Once power was transferred to Hitler, there was no more stopping this trend. Despite—or perhaps because of—the fact Hitler’s speeches to industry representatives in February 1933 left no room for doubt concerning the dictatorial, expansionist nature of his programme, political and financial support for the Nazi Party went through the roof. We can say that by 30 January at the latest, a majority of the big industrialists were backing Hitler.
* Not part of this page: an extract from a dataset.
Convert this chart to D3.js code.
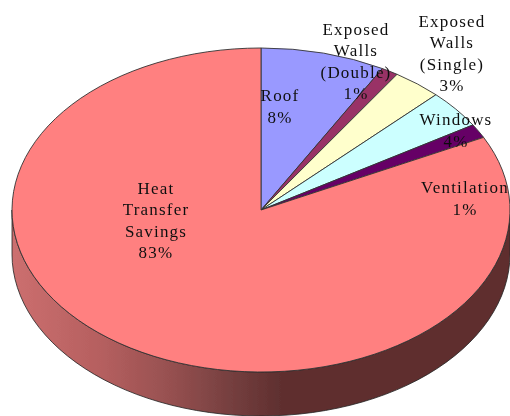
<!DOCTYPE html>
<html><head><meta charset="utf-8">
<script src="https://cdn.jsdelivr.net/npm/d3@7/dist/d3.min.js"></script>
<style>html,body{margin:0;padding:0;background:#fff;overflow:hidden}svg{display:block}
text{font-family:"Liberation Serif",serif;font-size:17px;letter-spacing:1.2px;fill:#111;text-anchor:middle}</style>
</head><body><svg id="c" width="510" height="416"></svg>
<script>
const categories = ["Roof","Exposed Walls (Double)","Exposed Walls (Single)","Windows","Ventilation","Heat Transfer Savings"];
const values = [8.1,1.1,3.2,3.8,1.4,82.4];
const colors = ["#9999ff","#993366","#ffffcc","#ccffff","#660066","#ff8080"];
const labelLines = [["Roof","8%"],["Exposed","Walls","(Double)","1%"],["Exposed","Walls","(Single)","3%"],["Windows","4%"],["Ventilation","1%"],["Heat","Transfer","Savings","83%"]];
const labelPos = [[280,107],[356,62],[452,54],[456,131],[465,199],[156,221]];
const wallStops = [[0,"#cc6f6f"],[0.18,"#b55f5f"],[0.32,"#965050"],[0.44,"#753f3f"],[0.54,"#5f2f2f"],[1,"#5f2f2f"]];

const W=510,H=416,cx=261,cy=210,rx=249,ry=162,depth=44;
const svg=d3.select("#c");
const defs=svg.append("defs");
const g=defs.append("linearGradient").attr("id","wall").attr("gradientUnits","userSpaceOnUse")
  .attr("x1",cx-rx).attr("x2",cx+rx).attr("y1",0).attr("y2",0);
wallStops.forEach(s=>g.append("stop").attr("offset",s[0]).attr("stop-color",s[1]));
defs.append("filter").attr("id","soft").attr("x","-5%").attr("y","-5%").attr("width","110%").attr("height","110%")
  .append("feGaussianBlur").attr("stdDeviation",0.45);

const root=svg.append("g").attr("filter","url(#soft)");
const p=d3.path();
const steps=d3.range(0,181,3);
const pt=(deg,dy)=>[cx-rx*Math.cos(deg*Math.PI/180),cy+dy+ry*Math.sin(deg*Math.PI/180)];
p.moveTo(cx-rx,cy);
steps.forEach(d=>{const q=pt(d,0);p.lineTo(q[0],q[1]);});
steps.slice().reverse().forEach(d=>{const q=pt(d,depth);p.lineTo(q[0],q[1]);});
p.closePath();
root.append("path").attr("d",p.toString()).attr("fill","url(#wall)").attr("stroke","#222").attr("stroke-width",0.8);

const pie=d3.pie().sort(null).value(d=>d)(values);
const arc=d3.arc().innerRadius(0).outerRadius(rx);
root.append("g").attr("transform",`translate(${cx},${cy}) scale(1,${ry/rx})`)
  .selectAll("path").data(pie).join("path")
  .attr("d",arc).attr("fill",(d,i)=>colors[i])
  .attr("stroke","#333").attr("stroke-width",0.9).attr("vector-effect","non-scaling-stroke");

const lh=21.5;
root.selectAll("text.l").data(labelLines).join("text").attr("class","l")
  .each(function(lines,i){
    const t=d3.select(this);
    lines.forEach((s,j)=>t.append("tspan").attr("x",labelPos[i][0]).attr("y",labelPos[i][1]-(lines.length-1)*lh/2+j*lh+5).text(s));
  });
</script></body></html>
The Tragedy of the Bourgeois Parties
In addition to this support from large sectors of the bourgeoisie, there is the tragedy that was staged by the bourgeoisie’s political representatives. Prior to 30 January, the bourgeois parties—the Centre Party, the Bavarian People’s Party, the German State Party, and assorted minor parties—had already contributed to the rise of the Nazi Party with their failed attempts to combat the economic crisis. The high point of their failure, however, came in the weeks immediately after Hitler’s government took office. All illusions about von Papen helping to “integrate” the Nazis rapidly fell away, as Hitler wasted no time transforming German democracy into a dictatorship. On 4 February the “Decree of the Reich President for the Protection of the German People” massively restricted freedom of assembly and the freedom of the press, and on 28 February, one day after the Reichstag fire, the “Decree of the Reich President for the Protection of the People and the State” suspended fundamental rights. The persecution of Communists, including members of parliament, also began immediately after 30 January.
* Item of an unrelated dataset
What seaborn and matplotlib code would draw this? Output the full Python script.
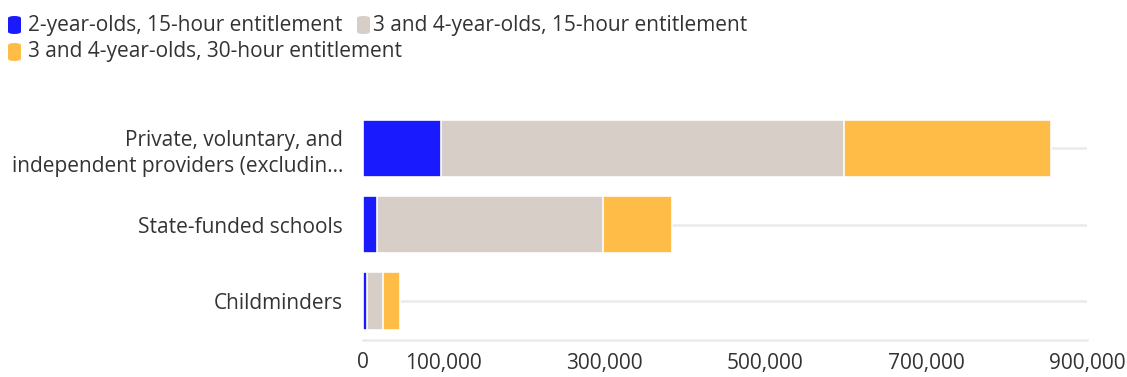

Yet barely a word of protest was heard from the bourgeois parties. On the contrary. After a new round of national elections on 5 March—in which the Nazi Party fell well short of an absolute majority, despite massive electoral manipulation in the lead-up—Hitler finally tabled a “Law to Remedy the Distress of People and Reich”, the so-called Enabling Act, stipulating that the government could pass laws without parliamentary approval even if they deviated from the constitution. The political representatives of the bourgeoisie were now decisive, since a two-thirds majority was required to pass the act; a majority that was in no way guaranteed, despite the fact that all representatives from the KPD and a number from the SPD had been arrested or fled. But while the remaining SPD representatives unanimously voted against the Enabling Act, there was not a single vote against the Act from the Centre Party, the Bavarian People’s Party, or the German State Party (whose delegates included Theodor Heuss, the later President of the Federal Republic). They all voted for the self-abolition of democracy and the establishment of the Nazi dictatorship.
Just one week later, on 1 April, the Nazi Party organized a boycott of Jewish businesses; and the following week, the cabinet passed the “Law for the Restoration of the Professional Civil Service”, the purpose of which was to remove Jews and political opponents from positions in the civil service.
The centre had completely failed to defend democracy. In other words: the Weimar Republic was not destroyed by “extremists from the right and the left”. Rather, its grave was dug by Nazi fascists and the old elites, and the support that these groups received from large sections of the bourgeoisie—support which was initially crucial for the consolidation of Nazi rule. Today’s “parties of the centre” should keep these facts in mind when confronting the rise of the radical right in Germany and Europe.